糖度30以上!?驚きの栗を生み出した農家にも壊滅的な被害をもたらした能登半島地震…”能登人を訪ねて”能登栗を後世に伝えるために再び立ち上がる
能登に根差す「能登人」を訪ね、復興にかける思いを伺う「能登人を訪ねて」今回は、輪島市町野町で栗園を営む男性の元を訪ねた。糖度が30度を超えると言う焼き栗を作るため、独自の製法にこだわり続けてきた。この栗園にも能登半島地震の激しい爪痕が残されていた。栗園を営む男性の、今の思い、そしてこれからについて伺う 【画像】栗園を営む能登人・松尾さん
糖度30度以上の焼き栗を生み出した松尾栗園は今
稲垣真一アナウンサー: 見えてきた、見えてきた。お久しぶりです。 松尾和広: お久しぶりです、わざわざ、こんな奥まで。 松尾和広さんは愛知県出身。能登のクリの味にほれ込み、脱サラして輪島に移住した。2006年に独立し、松尾栗園を始めた。 収穫直後の生グリを氷点下2度で熟成し、圧力釜で蒸し焼きにすることで糖度が高い焼きグリを作り出した。ふるさと納税の返礼品にもなっていて、全国でも人気の商品だ。
被害甚大で「今年のクリ作りはやめるつもりだった…」
稲垣アナ: 大変やったでしょう。 松尾さん: 毎日が非日常なんで、本当にバタバタバタバタしてますけど。 この日は、剪定作業の真っ最中。せん定は栗の木の日当たりや風通しをよくすることが目的で大きな栗の実にするため必要な作業だ。 松尾さん: ホントはね、今年(クリ作りを)やらないつもりだったんですよ。 剪定作業は、この時期(4月)にはとっくに終わっている作業だ。 松尾さん: 失われた3カ月とでもいうんですかね。3カ月経ってやっと、1月の仕事を今やってる感じですかね。(クリ作りを)やると決めたら、少しでもおいしくて糖度が高くて、品質のいいものを収穫して売りたいじゃないですか。
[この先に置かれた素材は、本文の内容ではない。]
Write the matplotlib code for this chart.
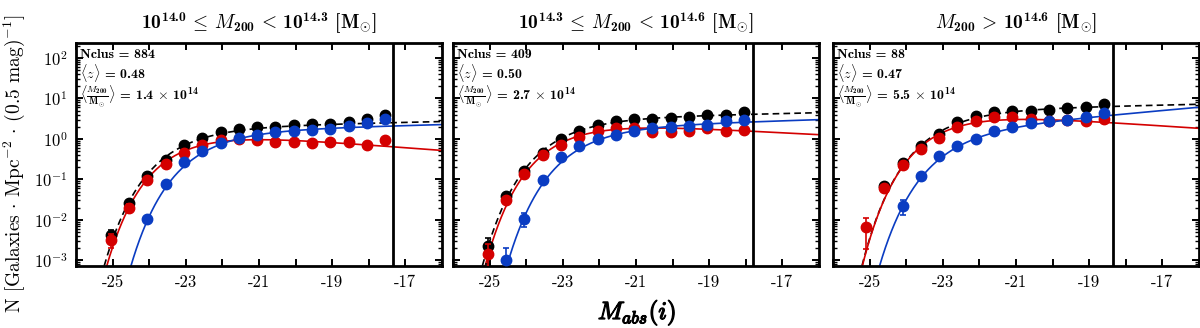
import numpy as np
import matplotlib
matplotlib.use("Agg")
import matplotlib.pyplot as plt
import matplotlib.patheffects as pe

plt.rcParams['mathtext.fontset'] = 'cm'
plt.rcParams['font.family'] = ['cmr10', 'DejaVu Serif']
plt.rcParams['axes.unicode_minus'] = False
plt.rcParams['axes.formatter.use_mathtext'] = True

# ---------------- data ----------------
panel_titles = [r'10$^{\mathdefault{14.0}}\,\leq\, M_{\mathdefault{200}}\,<\,$10$^{\mathdefault{14.3}}$ [M$_{\odot}$]',
                r'10$^{\mathdefault{14.3}}\,\leq\, M_{\mathdefault{200}}\,<\,$10$^{\mathdefault{14.6}}$ [M$_{\odot}$]',
                r'$M_{\mathdefault{200}}\,>\,$10$^{\mathdefault{14.6}}$ [M$_{\odot}$]']
nclus = [884, 409, 88]
mean_z = ['0.48', '0.50', '0.47']
mean_mass = ['1.4', '2.7', '5.5']
mag_limit = [-17.35, -17.8, -18.35]

# panel 1
mag1 = [-25.05, -24.55, -24.05, -23.55, -23.05, -22.55, -22.05, -21.55,
        -21.05, -20.55, -20.05, -19.55, -19.05, -18.55, -18.05, -17.55]
all1 = [0.0043, 0.026, 0.12, 0.30, 0.71, 1.04, 1.46, 1.77, 1.95, 2.0, 2.2, 2.3, 2.35, 2.6, 3.05, 3.8]
all1_err = [0.0012, 0.004, 0.01, 0.02, 0.03, 0.04, 0.05, 0.05, 0.05, 0.05, 0.06, 0.06, 0.06, 0.07, 0.08, 0.1]
red1 = [0.0032, 0.020, 0.098, 0.24, 0.44, 0.71, 0.94, 0.98, 0.95, 0.86, 0.83, 0.81, 0.86, 0.86, 0.71, 0.95]
red1_err = [0.0012, 0.004, 0.01, 0.015, 0.02, 0.03, 0.03, 0.03, 0.03, 0.03, 0.03, 0.03, 0.03, 0.03, 0.03, 0.04]
mag1_blue = [-24.05, -23.55, -23.05, -22.55, -22.05, -21.55, -21.05, -20.55,
             -20.05, -19.55, -19.05, -18.55, -18.05, -17.55]
blue1 = [0.0104, 0.077, 0.275, 0.51, 0.78, 1.04, 1.26, 1.46, 1.6, 1.67, 1.74, 2.1, 2.44, 3.06]
blue1_err = [0.002, 0.008, 0.015, 0.02, 0.03, 0.03, 0.04, 0.04, 0.05, 0.05, 0.05, 0.06, 0.07, 0.08]

# panel 2
mag2 = [-25.05, -24.55, -24.05, -23.55, -23.05, -22.55, -22.05, -21.55,
        -21.05, -20.55, -20.05, -19.55, -19.05, -18.55, -18.05]
all2 = [0.0022, 0.038, 0.16, 0.45, 1.0, 1.55, 2.2, 2.8, 3.05, 3.1, 3.25, 3.45, 3.9, 3.9, 4.55]
all2_err = [0.0014, 0.006, 0.015, 0.03, 0.05, 0.06, 0.07, 0.08, 0.08, 0.09, 0.1, 0.1, 0.12, 0.12, 0.14]
red2 = [0.00145, 0.030, 0.138, 0.39, 0.71, 1.14, 1.58, 1.86, 1.86, 1.51, 1.51, 1.61, 1.86, 1.55, 1.7]
red2_err = [0.0011, 0.005, 0.013, 0.025, 0.04, 0.05, 0.06, 0.06, 0.06, 0.06, 0.06, 0.06, 0.07, 0.07, 0.08]
mag2_blue = [-24.55, -24.05, -23.55, -23.05, -22.55, -22.05, -21.55,
             -21.05, -20.55, -20.05, -19.55, -19.05, -18.55, -18.05]
blue2 = [0.0010, 0.0106, 0.098, 0.35, 0.65, 1.0, 1.28, 1.61, 1.82, 2.0, 2.14, 2.22, 2.7, 3.0]
blue2_err = [0.001, 0.004, 0.01, 0.02, 0.03, 0.04, 0.05, 0.05, 0.06, 0.06, 0.07, 0.07, 0.08, 0.09]

# panel 3
mag3 = [-25.1, -24.6, -24.1, -23.6, -23.1, -22.6, -22.1, -21.6,
        -21.1, -20.6, -20.1, -19.6, -19.1, -18.6]
mag3_all = mag3[1:]
all3 = [0.068, 0.25, 0.65, 1.33, 2.57, 3.63, 4.57, 5.0, 5.0, 5.25, 5.75, 6.0, 7.3]
all3_err = [0.012, 0.03, 0.05, 0.08, 0.12, 0.15, 0.17, 0.18, 0.18, 0.2, 0.22, 0.24, 0.3]
red3 = [0.0066, 0.060, 0.22, 0.56, 1.04, 2.0, 2.8, 3.4, 3.4, 3.1, 2.75, 2.95, 2.7, 3.15]
red3_err = [0.0047, 0.012, 0.025, 0.05, 0.07, 0.1, 0.12, 0.14, 0.14, 0.14, 0.14, 0.15, 0.15, 0.18]
mag3_blue = mag3[2:]
blue3 = [0.022, 0.12, 0.37, 0.68, 1.0, 1.58, 1.95, 2.45, 2.7, 2.95, 3.43, 4.27]
blue3_err = [0.009, 0.015, 0.03, 0.04, 0.06, 0.08, 0.09, 0.1, 0.12, 0.13, 0.15, 0.2]

# Schechter fit parameters: (amplitude, M*, alpha)
fit_all = [(1.95, -23.0, -1.05), (3.24, -22.9, -1.05), (5.25, -22.85, -1.05)]
fit_red = [(1.53, -22.9, -0.83), (2.7, -22.8, -0.88), (4.68, -22.8, -0.85)]
fit_blue = [(1.6, -22.3, -1.06), (2.0, -22.3, -1.07), (1.82, -22.55, -1.2)]

panels = [
    dict(all=all1, all_err=all1_err, mag_all=mag1, red=red1, red_err=red1_err,
         mag_red=mag1, blue=blue1, blue_err=blue1_err, mag_blue=mag1_blue),
    dict(all=all2, all_err=all2_err, mag_all=mag2, red=red2, red_err=red2_err,
         mag_red=mag2, blue=blue2, blue_err=blue2_err, mag_blue=mag2_blue),
    dict(all=all3, all_err=all3_err, mag_all=mag3_all, red=red3, red_err=red3_err,
         mag_red=mag3, blue=blue3, blue_err=blue3_err, mag_blue=mag3_blue),
]

RED = '#d40000'
BLUE = '#0a3cc2'
BLACK = '#000000'


def schechter(M, amp, mstar, alpha):
    x = 10 ** (0.4 * (mstar - M))
    return amp * x ** (alpha + 1) * np.exp(-x)


fig = plt.figure(figsize=(12, 3.28), dpi=100)
lefts = [76 / 1200, 453 / 1200, 833 / 1200]
width = 366 / 1200
bottom = 1 - 266 / 328
height = 223 / 328

Mgrid = np.linspace(-26, -16, 600)
for i, p in enumerate(panels):
    ax = fig.add_axes([lefts[i], bottom, width, height])
    ax.set_yscale('log')
    ax.set_xlim(-26, -16)
    ax.set_ylim(7.2e-4, 235)

    ax.plot(Mgrid, schechter(Mgrid, *fit_all[i]), color=BLACK, lw=1.2, ls=(0, (4, 2.5)), zorder=2)
    ax.plot(Mgrid, schechter(Mgrid, *fit_red[i]), color=RED, lw=1.2, zorder=2)
    ax.plot(Mgrid, schechter(Mgrid, *fit_blue[i]), color=BLUE, lw=1.2, zorder=2)

    ax.errorbar(p['mag_all'], p['all'], yerr=p['all_err'], fmt='o', color=BLACK, ms=7.5,
                capsize=2.5, elinewidth=1.2, capthick=1.2, zorder=3)
    ax.errorbar(p['mag_red'], p['red'], yerr=p['red_err'], fmt='o', color=RED, ms=7.5,
                capsize=2.5, elinewidth=1.2, capthick=1.2, zorder=4)
    ax.errorbar(p['mag_blue'], p['blue'], yerr=p['blue_err'], fmt='o', color=BLUE, ms=7.5,
                capsize=2.5, elinewidth=1.2, capthick=1.2, zorder=5)

    ax.axvline(mag_limit[i], color='black', lw=2, zorder=6)

    ticks = list(range(-26, -15))
    ax.set_xticks(ticks)
    ax.set_xticklabels([str(v) if v % 2 != 0 else '' for v in ticks])
    ax.set_yticks([1e-3, 1e-2, 1e-1, 1e0, 1e1, 1e2])
    if i == 0:
        ax.set_yticklabels([r'$10^{-3}$', r'$10^{-2}$', r'$10^{-1}$', r'$10^{0}$', r'$10^{1}$', r'$10^{2}$'])
    else:
        ax.set_yticklabels([])
    ax.tick_params(which='both', direction='in', top=True, right=True, labelsize=12)
    ax.tick_params(which='major', length=5, width=1.4, pad=6)
    ax.tick_params(which='minor', length=3, width=1.0)
    ax.tick_params(axis='x', which='minor', bottom=False, top=False)
    for s in ax.spines.values():
        s.set_linewidth(2)

    ax.set_title(panel_titles[i], fontsize=14, pad=10, family='cmb10')
    ax.text(0.012, 0.945, 'Nclus = %d' % nclus[i], transform=ax.transAxes,
            fontsize=10, va='center', ha='left', family='cmb10')
    ax.text(0.012, 0.865, r'$\langle z \rangle$ = %s' % mean_z[i],
            transform=ax.transAxes, fontsize=10, va='center', ha='left', family='cmb10')
    ax.text(0.012, 0.76,
            r'$\langle\frac{M_{\mathdefault{200}}}{\mathdefault{M}_{\odot}}\rangle$ = %s $\times$ 10$^{\mathdefault{14}}$' % mean_mass[i],
            transform=ax.transAxes, fontsize=10, va='center', ha='left', family='cmb10')

fig.text(0.012, 0.5, r'N [Galaxies $\cdot$ Mpc$^{-2}$ $\cdot$ (0.5 mag)$^{-1}$]',
         rotation=90, va='center', ha='center', fontsize=14, family='cmr10')
fig.text(637 / 1200, 1 - 313 / 328, r'$\mathit{M_{abs}(i)}$', ha='center', va='center', fontsize=18,
         path_effects=[pe.withStroke(linewidth=0.9, foreground='black')])

fig.savefig('out.png', dpi=100)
それ考えるとほっとくというのはできないんで。 松尾さんの栗園でも斜面が崩れるなどの被害があった。 さらに松尾さんの自宅兼作業場は、地震で一時孤立状態となった輪島市町野町にある。栗園から向かう道中には崩れた跡が今もなお残っている。
作業場は建物が倒壊…3カ月たっても手つかず
稲垣アナ: 町野町なんですけども正直、言葉がないですね。 松尾さん: (地震が発生した時)近所の人たちがみんな道路に出てきたんですけど、みんな言葉がないというか呆然とした状態でした。 松尾さんの自宅と作業場を訪ねた。 稲垣アナ: こちらが松尾さんのお店、お家。 松尾さん: 家と作業場ですね。ここが住居部分で、向こうが作業場部分なんですけど。 稲垣アナ: 瓦をたどっていくと何にもない。 作業場は完全に崩れていた。 松尾さん: まだまだあの中に農機具とかいっぱい埋まっているんですけど、入れないし、取り出せないし何が無事で何がダメなのかも、まだ全部わかっていない状況。 稲垣アナ: あまりにも光景が痛々すぎる。完全に屋根も落ちてしまって。 松尾さん: ほとんど資材は取り出せない…というかダメですよね。 糖度30度以上の、あのクリを生み出してきた場所は、地震から3カ月たった今も手つかずのままだった。 稲垣アナ: おいしいクリを作り続けるために、ここで試行錯誤しながらいろんなものを揃えてきたわけじゃないですか。 松尾さん: (機材を)買い揃えるのに2000万円ぐらいかかるんですよね。作業場作り直すのにどれくらいかかるっていったら、やっぱり1億円以上はかかるって言われて、いくらなんでも投資としては厳しいなっていうか無理だなって、終わったって思ってました。 4月、松尾さんは家族で静岡県浜松市に移住した。以前から交流のあった、国産のクリを世界に発信するプロジェクトに参加することが決まったからだ。 松尾さん: 昨日、下の子が小学校始業式、きょう、上の子が中学校入学式。 稲垣アナ: きょう入学式なのになぜ能登に来ているんですか。 松尾さん: 仕事として栗園続けるとなった以上は、家族も大事ですけどクリの木も生き物なので、居ても立ってもいられず…。